Accommodation Plan Only Now

It is only in the last week that a 'space schedule' has been prepared by the Accommodation Advisory committee showing clearly that the Music department will require accommodation separate from the proposed 'Hunter replacement'. The possibility of the Music department being domiciled in a propped up old law library, a part of Hunter that it is suggested will be retained, has effectively been ruled out by the University Grants Committee's refusal to fund music auditoriums etc.

A specific Music building is therefore required; under the current planning procedures, this could drag on for decades.

As examples of just how impossible the system is, Nightingale gave Salient two instances.

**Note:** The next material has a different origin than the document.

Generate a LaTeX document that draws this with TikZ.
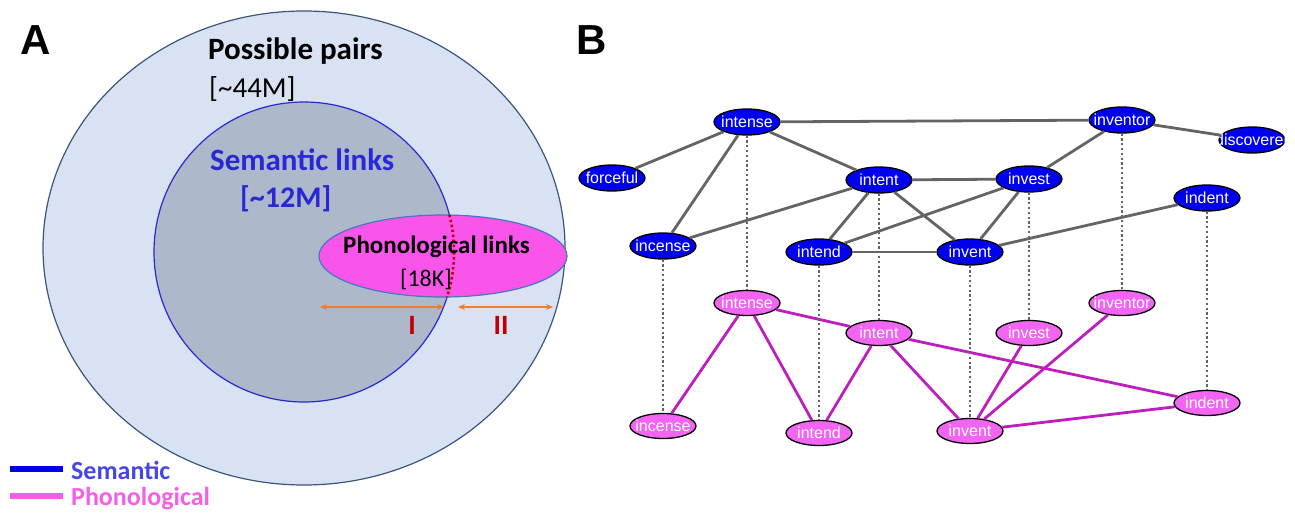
\documentclass[tikz,border=0pt]{standalone}
\usepackage{fontspec}
\setmainfont{Carlito}
\newfontfamily\arialfont{Liberation Sans}
\usetikzlibrary{shapes.geometric}
\usetikzlibrary{arrows.meta}

\definecolor{outerfill}{RGB}{217,226,242}
\definecolor{outerline}{RGB}{60,84,128}
\definecolor{innerfill}{RGB}{173,185,202}
\definecolor{innerline}{RGB}{40,40,215}
\definecolor{phonofill}{RGB}{250,85,235}
\definecolor{phonoline}{RGB}{70,120,190}
\definecolor{darkred}{RGB}{192,0,0}
\definecolor{arrorange}{RGB}{237,125,49}
\definecolor{semblue}{RGB}{0,0,238}
\definecolor{semtext}{RGB}{70,70,230}
\definecolor{phopink}{RGB}{242,100,242}
\definecolor{photext}{RGB}{245,95,230}
\definecolor{phoedgecol}{RGB}{190,30,190}
\definecolor{edgegray}{RGB}{100,100,100}

\newcommand{\wrd}[1]{\makebox[0pt]{#1}}

\tikzset{
  sem/.style={ellipse, draw=black, line width=1.3pt, fill=semblue, text=white,
    minimum width=66pt, minimum height=26pt, inner sep=0pt,
    font=\arialfont\fontsize{16}{16}\selectfont},
  pho/.style={sem, fill=phopink, minimum height=25pt},
  semedge/.style={line width=2.8pt, draw=edgegray},
  phoedge/.style={line width=2.8pt, draw=phoedgecol},
  tie/.style={line width=2.2pt, draw=edgegray, dash pattern=on 2.2pt off 2.6pt},
  span/.style={line width=1.5pt, draw=arrorange, {Stealth[length=7pt,width=6pt]}-{Stealth[length=7pt,width=6pt]}},
}

\begin{document}
\begin{tikzpicture}[x=1pt, y=-1pt]
\useasboundingbox (0,0) rectangle (1295,514);

% panel A
\draw[draw=outerline, fill=outerfill, line width=1.2pt] (304,248) ellipse [x radius=261pt, y radius=237pt];
\draw[draw=innerline, fill=innerfill, line width=1.2pt] (304,252) circle [radius=150pt];
\draw[draw=phonoline, fill=phonofill, line width=1.2pt] (443,256) ellipse [x radius=124pt, y radius=41pt];
\begin{scope}
  \clip (443,256) ellipse [x radius=124pt, y radius=41pt];
  \draw[darkred, line width=2.6pt, dash pattern=on 2.4pt off 2.6pt] (304,252) circle [radius=150pt];
\end{scope}

\node[font=\arialfont\bfseries\fontsize{42}{42}\selectfont] (labA) at (36,40) {A};
\node[font=\bfseries\fontsize{31}{31}\selectfont, anchor=west, inner sep=0pt] (pairs) at (208,51) {Possible pairs};
\node[font=\fontsize{29}{29}\selectfont, anchor=west, inner sep=0pt] (pairsN) at (209,89) {[\textasciitilde44M]};
\node[font=\bfseries\fontsize{31}{31}\selectfont, text=innerline, anchor=west, inner sep=0pt] (semL) at (210,160) {Semantic links};
\node[font=\bfseries\fontsize{30}{30}\selectfont, text=innerline, anchor=west, inner sep=0pt] (semN) at (240,199) {[\textasciitilde12M]};
\node[font=\bfseries\fontsize{25}{25}\selectfont, anchor=west, inner sep=0pt] (phoL) at (343,247) {Phonological links};
\node[font=\fontsize{24}{24}\selectfont, anchor=west, inner sep=0pt] (phoN) at (400,279) {[18K]};

\coordinate (spanIa) at (320,307);
\coordinate (spanIb) at (444,307);
\coordinate (spanIIa) at (458,307);
\coordinate (spanIIb) at (553,307);
\draw[span] (spanIa) -- (spanIb);
\draw[span] (spanIIa) -- (spanIIb);
\node[font=\bfseries\fontsize{28}{28}\selectfont, text=darkred] (partI) at (412,325) {I};
\node[font=\bfseries\fontsize{28}{28}\selectfont, text=darkred] (partII) at (501,325) {II};

% legend
\coordinate (legSa) at (10,469);
\coordinate (legSb) at (63,469);
\coordinate (legPa) at (10,496);
\coordinate (legPb) at (63,496);
\draw[semblue, line width=6pt] (legSa) -- (legSb);
\draw[photext, line width=6pt] (legPa) -- (legPb);
\node[font=\bfseries\fontsize{26}{26}\selectfont, text=semtext, anchor=west, inner sep=0pt] (legS) at (71,470) {Semantic};
\node[font=\bfseries\fontsize{26}{26}\selectfont, text=photext, anchor=west, inner sep=0pt] (legP) at (71,499) {Phonological};

% panel B
\node[font=\arialfont\bfseries\fontsize{42}{42}\selectfont] (labB) at (592,40) {B};

% semantic network
\node[sem] (sIntense) at (747,122) {\wrd{intense}};
\node[sem] (sForceful) at (612,178) {\wrd{forceful}};
\node[sem] (sIntent) at (879,180) {\wrd{intent}};
\node[sem] (sIncense) at (663,246) {\wrd{incense}};
\node[sem] (sIntend) at (819,252) {\wrd{intend}};
\node[sem] (sInvent) at (970,252) {\wrd{invent}};
\node[sem] (sInvest) at (1029,179) {\wrd{invest}};
\node[sem] (sInventor) at (1122,120) {\wrd{inventor}};
\node[sem] (sDiscoverer) at (1252,140) {\wrd{discoverer}};
\node[sem] (sIndent) at (1207,198) {\wrd{indent}};

% phonological network
\node[pho] (pIntense) at (747,303) {\wrd{intense}};
\node[pho] (pIntent) at (879,333) {\wrd{intent}};
\node[pho] (pInvest) at (1029,333) {\wrd{invest}};
\node[pho] (pInventor) at (1122,303) {\wrd{inventor}};
\node[pho] (pIncense) at (663,426) {\wrd{incense}};
\node[pho] (pIntend) at (819,433) {\wrd{intend}};
\node[pho] (pInvent) at (970,431) {\wrd{invent}};
\node[pho] (pIndent) at (1207,403) {\wrd{indent}};

\foreach \a/\b in {sIntense/sForceful, sIntense/sIncense, sIntense/sIntent, sIntense/sInventor,
    sInventor/sDiscoverer, sInventor/sInvest, sInvest/sInvent, sIntent/sInvest, sIntent/sIncense,
    sIntent/sIntend, sIntent/sInvent, sIntend/sInvent, sIntend/sInvest, sInvent/sIndent}
  \draw[semedge] (\a) -- (\b);

\foreach \a/\b in {pIntense/pIncense, pIntense/pIntend, pIntense/pIntent, pIntent/pIntend,
    pIntent/pInvent, pIntent/pIndent, pInvest/pInvent, pInventor/pInvent, pInvent/pIndent}
  \draw[phoedge] (\a) -- (\b);

% same word in both networks
\foreach \w in {Incense, Intense, Intend, Intent, Invent, Invest, Inventor, Indent}
  \draw[tie] (s\w.south) -- (p\w.north);

\end{tikzpicture}
\end{document}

The mooted extension to the Library required two years, from April 1979 to March 1981 merely to get approval for plans to be drawn up; a job which Nightingale says School of Architecture Dean Gerd Block estimated could, at a pinch, be executed in two days.

Secondly, the new Bernard Murphy building has been held up for 18 months by an argument with the Wellington City Council, which Nightingale suggests is completely unnecessary, about the height of the building.

No End in Sight

So, the Music department could wait in Hunter for 15 years for a new building, or they could be relocated in old houses and so on until new accommodation is prepared.

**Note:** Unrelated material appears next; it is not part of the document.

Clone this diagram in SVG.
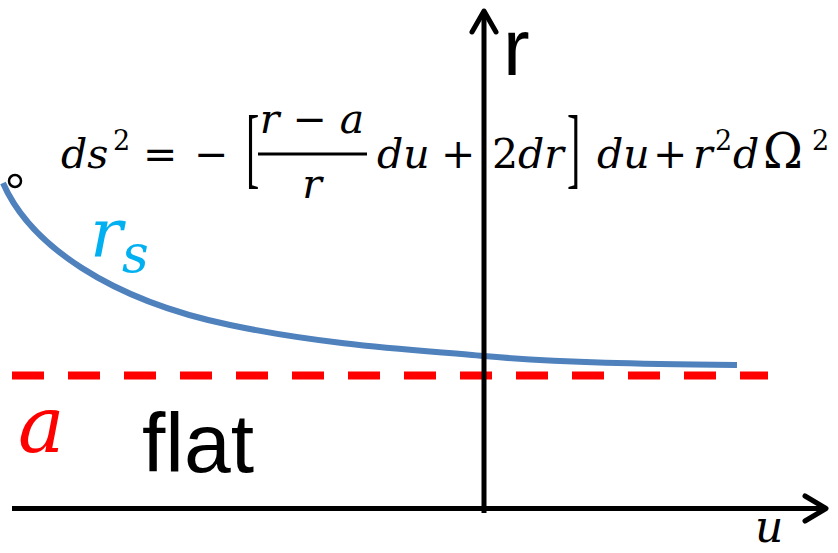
<svg xmlns="http://www.w3.org/2000/svg" width="838" height="553" viewBox="0 0 838 553">
<style>
.ax{stroke:#000;stroke-width:5;fill:none}
.hd{stroke:#000;stroke-width:5;fill:none;stroke-linecap:round;stroke-linejoin:round}
.m{font-family:"DejaVu Serif","Liberation Serif",serif;font-style:italic;font-size:41px;fill:#000}
.u{font-family:"DejaVu Serif","Liberation Serif",serif;font-size:41px;fill:#000}
.br{font-family:"Liberation Serif",serif;font-size:40px;fill:#000}
.sup{font-family:"DejaVu Serif","Liberation Serif",serif;font-size:27px;fill:#000}
.s{font-family:"Liberation Sans",Arial,sans-serif;fill:#000}
</style>
<rect width="838" height="553" fill="#fff"/>
<g id="asymptote">
<line x1="12" y1="375.5" x2="768" y2="375.5" stroke="#ff0000" stroke-width="8" stroke-dasharray="32 24"/>
</g>
<g id="curve">
<path d="M3,183 C30,245 110,300 230,325 C330,346 420,350 484,356 C560,363 650,364 737,365" fill="none" stroke="#4f81bd" stroke-width="6"/>
<circle cx="15" cy="181" r="6" fill="#fff" stroke="#000" stroke-width="2.5"/>
</g>
<g id="axes">
<line class="ax" x1="12" y1="508.5" x2="825" y2="508.5"/>
<polyline class="hd" points="805,496 826,508.5 805,521"/>
<line class="ax" x1="484" y1="513" x2="484" y2="12"/>
<polyline class="hd" points="472,32 484,11 496,32"/>
</g>
<g id="labels">
<text class="s" x="503" y="75" font-size="80">r</text>
<text class="m" x="755" y="542" style="font-size:44px">u</text>
<text class="s" x="142" y="472" font-size="84">flat</text>
<text x="18" y="452" font-family="DejaVu Serif,Liberation Serif,serif" font-style="italic" font-size="78" fill="#ff0000">a</text>
<text x="90" y="257" font-family="DejaVu Serif,Liberation Serif,serif" font-style="italic" font-size="68" fill="#00b0f0">r</text>
<text x="122" y="272" font-family="DejaVu Serif,Liberation Serif,serif" font-style="italic" font-size="52" fill="#00b0f0">s</text>
</g>
<g id="equation">
<text class="m" x="61" y="168">ds</text>
<text class="sup" x="113" y="150">2</text>
<text class="u" x="143" y="168">=</text>
<text class="u" x="194" y="168">−</text>
<text class="br" transform="translate(246,177) scale(1,2.2)" x="0" y="0">[</text>
<text class="m" x="312" y="133" text-anchor="middle">r <tspan font-style="normal">−</tspan> a</text>
<line x1="258" y1="154" x2="367" y2="154" stroke="#000" stroke-width="3"/>
<text class="m" x="312" y="198" text-anchor="middle">r</text>
<text class="m" x="377" y="168">du</text>
<text class="u" x="441" y="168">+</text>
<text class="u" x="492" y="168">2<tspan font-style="italic">dr</tspan></text>
<text class="br" transform="translate(567,177) scale(1,2.2)" x="0" y="0">]</text>
<text class="m" x="597" y="168">du</text>
<text class="u" x="653" y="168">+</text>
<text class="m" x="693" y="168">r</text>
<text class="sup" x="715" y="150">2</text>
<text class="m" x="733" y="168">d</text>
<text class="u" x="763" y="168" style="font-size:48px">Ω</text>
<text class="sup" x="812" y="150">2</text>
</g>
</svg>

This is a risky business; 'temporary' accommodation has an alarming tendency to become permanent.

In any event, neither of the two committees is able to plan a move with any degree of certainty, because the executive (the Vice Chancellor) has in the past quietly handed out buildings (the computer centre at 24 Kelburn Parade, the Marae, and the Library training building) without consulting them. This is just one of a series of gripes that these committees have about the system, and Salient hopes to report on these problems and the plight of university planning in subsequent issues.

Stephen Danby

Architect Replies to Charges

Below we print a letter to the editor from the architect working for Friends of Hunter in response to comments printed in a recent issue of Salient.

Dear Sir,

As the architect member of the Friends of Hunter consultant team, I take it I am the one referred to by Gavin Saunders in the article headed "University Plays A Risky Game" in the 6 July issue of Salient.

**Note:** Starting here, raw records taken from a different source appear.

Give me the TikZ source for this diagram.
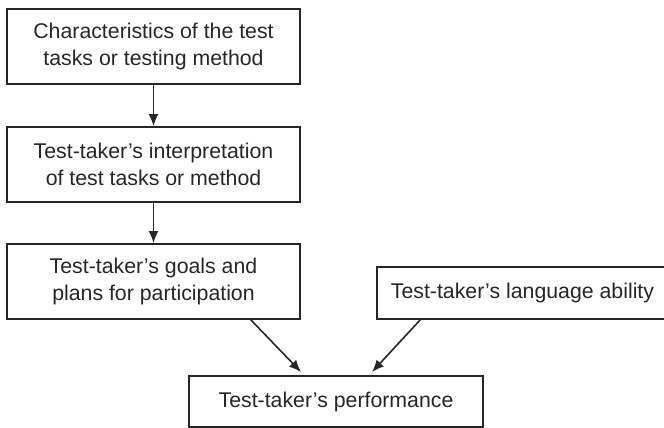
\documentclass[tikz,border=0pt]{standalone}
\usepackage{fontspec}
\setmainfont{Liberation Sans}
\usetikzlibrary{arrows.meta}
\begin{document}
\begin{tikzpicture}[x=1pt,y=1pt,
  box/.style={draw=black!85,line width=1.8pt,inner sep=0pt,align=center,text=black!85,font=\fontsize{21.3}{26.5}\selectfont},
  arr/.style={draw=black!85,line width=1.6pt,-{Latex[length=12pt,width=10pt]}}]
\useasboundingbox (0,0) rectangle (664,428);
\node[box,minimum width=293,minimum height=75] (b1) at (153.5,381.5) {Characteristics of the test\\tasks or testing method};
\node[box,minimum width=293,minimum height=75] (b2) at (153.5,263.5) {Test-taker’s interpretation\\of test tasks or method};
\node[box,minimum width=293,minimum height=75] (b3) at (153.5,146.5) {Test-taker’s goals and\\plans for participation};
\node[box,minimum width=291,minimum height=52] (b4) at (522.5,135) {Test-taker’s language ability};
\node[box,line width=2.6pt,minimum width=294,minimum height=51] (b5) at (336,26.5) {Test-taker’s performance};
\coordinate (s3) at (250,109);
\coordinate (e3) at (301,56);
\coordinate (s4) at (421,109);
\coordinate (e4) at (372,56);
\draw[arr] (b1) -- (b2);
\draw[arr] (b2) -- (b3);
\draw[arr] (s3) -- (e3);
\draw[arr] (s4) -- (e4);
\end{tikzpicture}
\end{document}
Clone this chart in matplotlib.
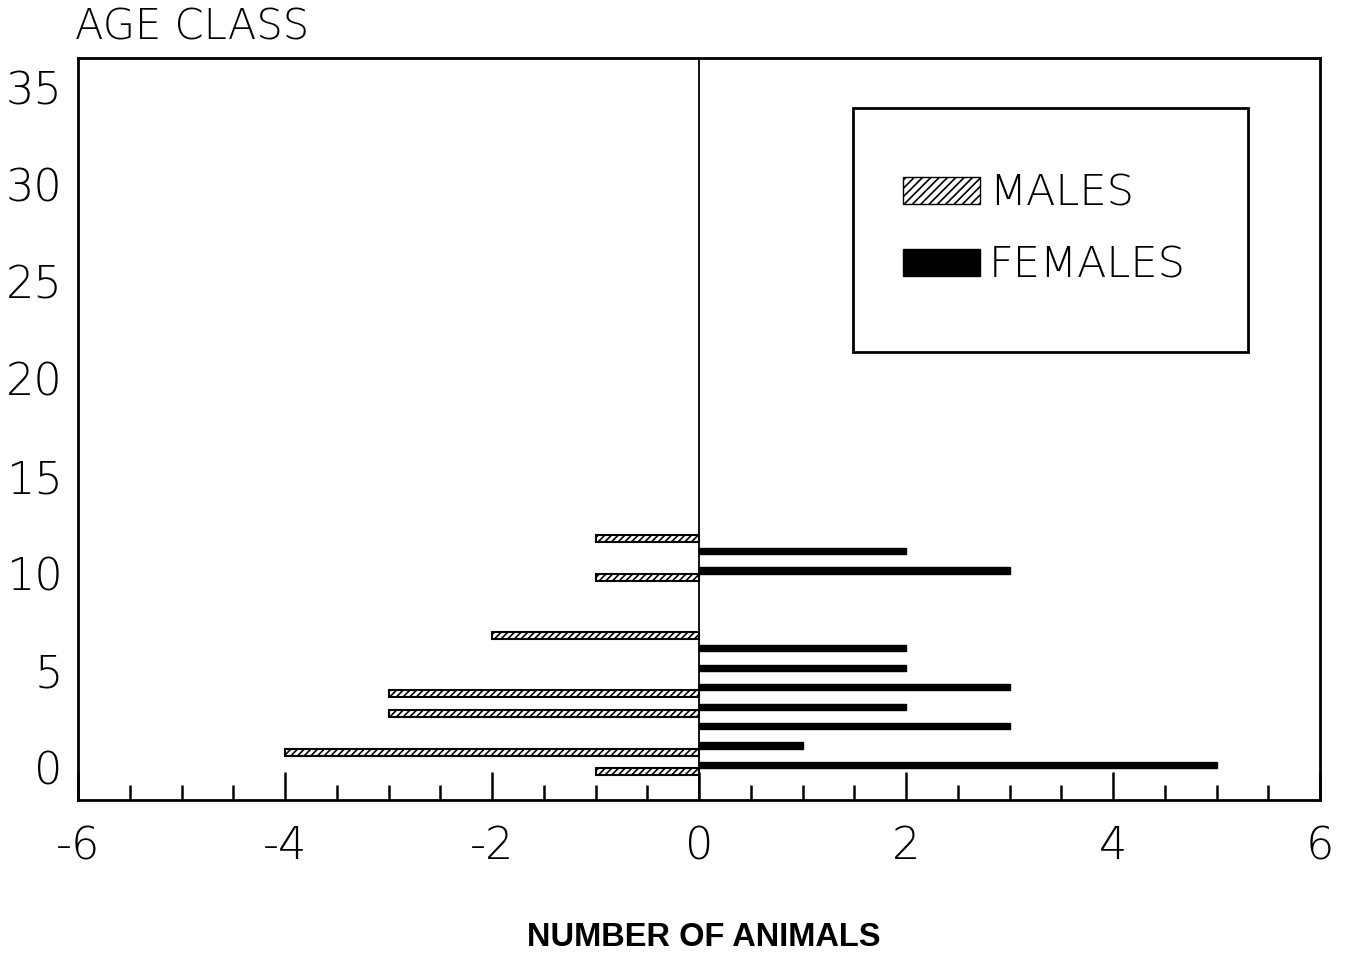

In it he says "some architect for the friends of Hunter tells us that we really don't have to worry", and elsewhere in the same series of articles Safety Officer Hugh Lambie "Lays the blame on the Friends of Hunter, believing they are responsible for the state of affairs because they have managed to delay demolition"

Nowhere does the Feasibility Study advocate continued occupation of the Hunter buildings; nowhere does it seek delay in deciding what to do with the buildings; and the sprayed concrete structural system it proposes has been found, by independent tests, to be an excellent solution to the problem of holding the brickwork together. The ball is now firmly in the University's court.

Either Messrs Saunders and Lambie have read the study and are being deliberately misleading and irresponsible in their statements, or they haven't and are ignorant of what it advocates.

Either way they know they are in error -and your readers should know it too.